첫눈




今年の最初の雪が降った、と聞いて降雪の中を散歩することに決めました。気温は氷点下5度ほどですが、湿度がないため、寒く感じません。むしろ、空気がパリッとしていて、すがすがしい気持ちになります。

街路樹の葉がすっかり落ち、枝だけが空に向かって伸びています。その枝に雪が積もって、まるで白い花が咲いたように見えます。雪が積もった歩道には、まだ誰も歩いていないので、自分の足跡がくっきりと残ります。まるで、自分の足跡だけがこの雪原に刻まれているような、不思議な感覚です。

雪が降っている中を歩いていると、とても静かです。車の音も人の声もほとんど聞こえません。聞こえてくるのは、自分の足音が雪を踏みしめる音だけです。この静けさが、とても心地よく感じられます。まるで、世界が自分のために用意された空間になったような錯覚に陥ります。

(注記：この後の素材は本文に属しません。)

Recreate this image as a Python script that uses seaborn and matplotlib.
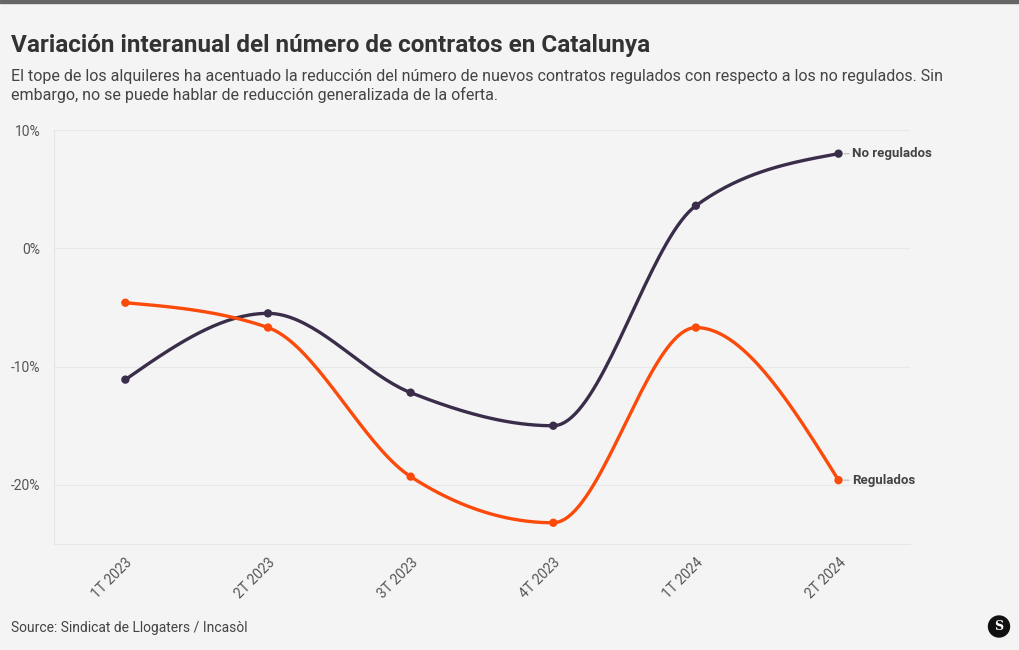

雪が降りしきる中、私はひたすら歩き続けました。気がつけば、いつの間にか見知らぬ場所に来ていました。あたりには、見渡す限り真っ白な雪景色が広がっています。まるで、自分が真っ白なキャンバスの中に立っているような、そんな気分になります。

私は、この真っ白な雪景色を前に、ただ立ち尽くしていました。すると、ふいに心が満たされていくのを感じました。この世の中には、まだこんなに美しいものがあったのか、と心の中でつぶやきました。

私は、この雪景色を自分の心に刻みつけようと思いました。この真っ白な世界が、私の心の支えになるような気がしたからです。そして、私はこの雪景色を胸に、また歩き始めました。雪が降る中を、私は自分の足跡をたどりながら、家路につきました。